The Invention of Scotland
Rab Houston admires first rate scholarship in a story of Scotland and its myths

Reviewed by: Rab Houston
Author: Hugh Trevor-Roper
Publisher: Yale University Press
Price (RRP): £9.99 (paperback)
Hugh Trevor-Roper is remembered for mistakenly authenticating faked Adolf Hitler diaries, while a distinguished career of scholarship is forgotten. He was puzzled by why Scotland, a country with such a rich and important history, should depend so much on mythical constructions of its past. This posthumously published collection of essays offers his thoughts on three Scottish myths: political, literary and sartorial.
In the 16th century, George Buchanan, humanist scholar and tutor to James VI, used the fabricated ancient king-line of Hector Boece to forge a version of Scotland’s past that promoted the regime which toppled Mary Queen of Scots and introduced the Reformation.
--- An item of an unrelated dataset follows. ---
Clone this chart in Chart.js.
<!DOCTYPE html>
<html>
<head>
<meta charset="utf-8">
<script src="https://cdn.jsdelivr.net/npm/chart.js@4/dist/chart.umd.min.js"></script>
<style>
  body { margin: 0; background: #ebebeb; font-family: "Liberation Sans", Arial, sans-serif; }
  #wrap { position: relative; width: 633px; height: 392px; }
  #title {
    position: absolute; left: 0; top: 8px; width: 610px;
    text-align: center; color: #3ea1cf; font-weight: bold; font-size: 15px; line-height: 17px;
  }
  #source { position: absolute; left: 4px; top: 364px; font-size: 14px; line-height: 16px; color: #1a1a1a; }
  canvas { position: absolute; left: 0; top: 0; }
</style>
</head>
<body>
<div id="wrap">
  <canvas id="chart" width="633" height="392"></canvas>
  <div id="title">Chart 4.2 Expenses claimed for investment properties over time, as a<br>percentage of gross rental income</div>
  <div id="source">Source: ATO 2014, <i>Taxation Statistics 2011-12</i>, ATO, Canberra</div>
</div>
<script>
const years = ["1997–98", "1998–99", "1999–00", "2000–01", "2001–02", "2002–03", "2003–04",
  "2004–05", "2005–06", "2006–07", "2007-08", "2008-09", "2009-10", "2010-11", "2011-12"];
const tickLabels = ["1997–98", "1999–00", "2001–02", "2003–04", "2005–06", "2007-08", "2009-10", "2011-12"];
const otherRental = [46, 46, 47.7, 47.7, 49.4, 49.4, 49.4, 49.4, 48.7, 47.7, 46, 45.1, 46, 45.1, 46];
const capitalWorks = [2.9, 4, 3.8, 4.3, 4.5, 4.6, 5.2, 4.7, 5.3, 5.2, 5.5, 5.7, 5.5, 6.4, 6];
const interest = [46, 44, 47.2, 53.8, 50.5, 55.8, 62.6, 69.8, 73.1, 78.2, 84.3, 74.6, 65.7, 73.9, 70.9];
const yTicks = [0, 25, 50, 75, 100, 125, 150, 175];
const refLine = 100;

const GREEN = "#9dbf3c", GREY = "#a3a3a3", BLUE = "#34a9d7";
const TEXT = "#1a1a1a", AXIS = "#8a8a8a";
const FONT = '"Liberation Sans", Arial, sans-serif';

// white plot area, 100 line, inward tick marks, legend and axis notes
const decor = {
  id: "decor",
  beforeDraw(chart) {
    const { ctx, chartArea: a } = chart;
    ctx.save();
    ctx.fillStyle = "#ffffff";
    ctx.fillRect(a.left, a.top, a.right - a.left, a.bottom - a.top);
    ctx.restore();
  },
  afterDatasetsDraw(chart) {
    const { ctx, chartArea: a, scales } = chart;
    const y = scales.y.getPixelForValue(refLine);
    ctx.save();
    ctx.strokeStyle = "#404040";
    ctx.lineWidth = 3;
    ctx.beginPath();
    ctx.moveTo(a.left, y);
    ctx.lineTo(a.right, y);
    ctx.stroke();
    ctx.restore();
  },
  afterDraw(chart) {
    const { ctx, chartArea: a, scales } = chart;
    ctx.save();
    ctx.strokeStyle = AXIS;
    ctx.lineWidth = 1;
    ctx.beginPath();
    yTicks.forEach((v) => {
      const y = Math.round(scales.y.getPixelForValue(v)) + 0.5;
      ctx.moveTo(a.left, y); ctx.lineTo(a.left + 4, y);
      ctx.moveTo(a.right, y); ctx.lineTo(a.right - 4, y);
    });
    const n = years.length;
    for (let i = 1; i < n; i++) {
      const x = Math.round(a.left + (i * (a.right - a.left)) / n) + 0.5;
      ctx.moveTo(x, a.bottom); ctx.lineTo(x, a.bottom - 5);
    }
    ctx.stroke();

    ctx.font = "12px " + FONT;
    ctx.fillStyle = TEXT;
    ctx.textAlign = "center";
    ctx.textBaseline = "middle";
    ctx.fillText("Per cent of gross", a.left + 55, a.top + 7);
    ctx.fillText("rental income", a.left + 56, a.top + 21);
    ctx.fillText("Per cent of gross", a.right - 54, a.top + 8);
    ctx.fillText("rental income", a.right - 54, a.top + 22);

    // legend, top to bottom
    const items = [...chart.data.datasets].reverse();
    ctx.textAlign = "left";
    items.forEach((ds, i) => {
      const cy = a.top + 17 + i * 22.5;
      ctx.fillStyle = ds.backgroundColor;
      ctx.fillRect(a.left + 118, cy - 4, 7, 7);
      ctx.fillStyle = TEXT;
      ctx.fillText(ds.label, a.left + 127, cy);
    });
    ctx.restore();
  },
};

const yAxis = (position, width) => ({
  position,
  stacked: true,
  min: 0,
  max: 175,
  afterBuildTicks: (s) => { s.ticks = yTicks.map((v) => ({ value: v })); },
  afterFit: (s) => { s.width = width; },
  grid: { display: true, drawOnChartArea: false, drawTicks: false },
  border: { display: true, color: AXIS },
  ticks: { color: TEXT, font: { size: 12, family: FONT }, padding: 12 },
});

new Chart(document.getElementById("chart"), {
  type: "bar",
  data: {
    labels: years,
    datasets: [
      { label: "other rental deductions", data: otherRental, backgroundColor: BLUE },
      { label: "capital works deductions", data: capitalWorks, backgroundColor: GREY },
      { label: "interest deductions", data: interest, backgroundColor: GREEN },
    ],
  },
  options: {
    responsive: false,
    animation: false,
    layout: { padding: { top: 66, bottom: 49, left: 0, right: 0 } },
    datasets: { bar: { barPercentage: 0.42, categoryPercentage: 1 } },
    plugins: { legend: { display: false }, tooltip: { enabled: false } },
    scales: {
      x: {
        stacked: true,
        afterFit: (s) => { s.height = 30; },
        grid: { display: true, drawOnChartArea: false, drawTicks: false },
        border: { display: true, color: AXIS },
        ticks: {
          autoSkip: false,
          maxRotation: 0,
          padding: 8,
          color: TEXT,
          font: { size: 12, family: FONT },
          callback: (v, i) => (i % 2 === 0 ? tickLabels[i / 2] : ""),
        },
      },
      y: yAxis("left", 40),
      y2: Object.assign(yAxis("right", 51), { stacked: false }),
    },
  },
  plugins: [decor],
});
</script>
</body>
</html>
Two centuries later James Macpherson exemplified the culturally based nature of post-Union nationalism when he too looked for Scottish roots in the mists of time and invented the bard Ossian (‘the Gaelic Homer’) for the purpose. Trevor-Roper gleefully exposes Macpherson’s lies – as he did so brilliantly with another fraud, Sir Edmund Backhouse, in Hermit of Peking (1978).
One more supposedly ancient symbol of Scotland is debunked. It was during the same Romantic age which spawned Ossian that kilts were first made and a manufactured lineage for tartan was later woven into Scotto-British imperial identity. It is unfortunate that Trevor-Roper falls back on another myth, that of the imaginative Celts, to explain why Scots were such myth-makers, but this is a modest failing. Meticulously researched yet provocative and engrossing, this book exemplifies his best work. Anyone who prizes first-rate scholarship, a powerful voice, a sense of irony and a mischievous spirit will find it a delight.
Rab Houston is author of Scotland: a Very Short Introduction (OUP, 2008).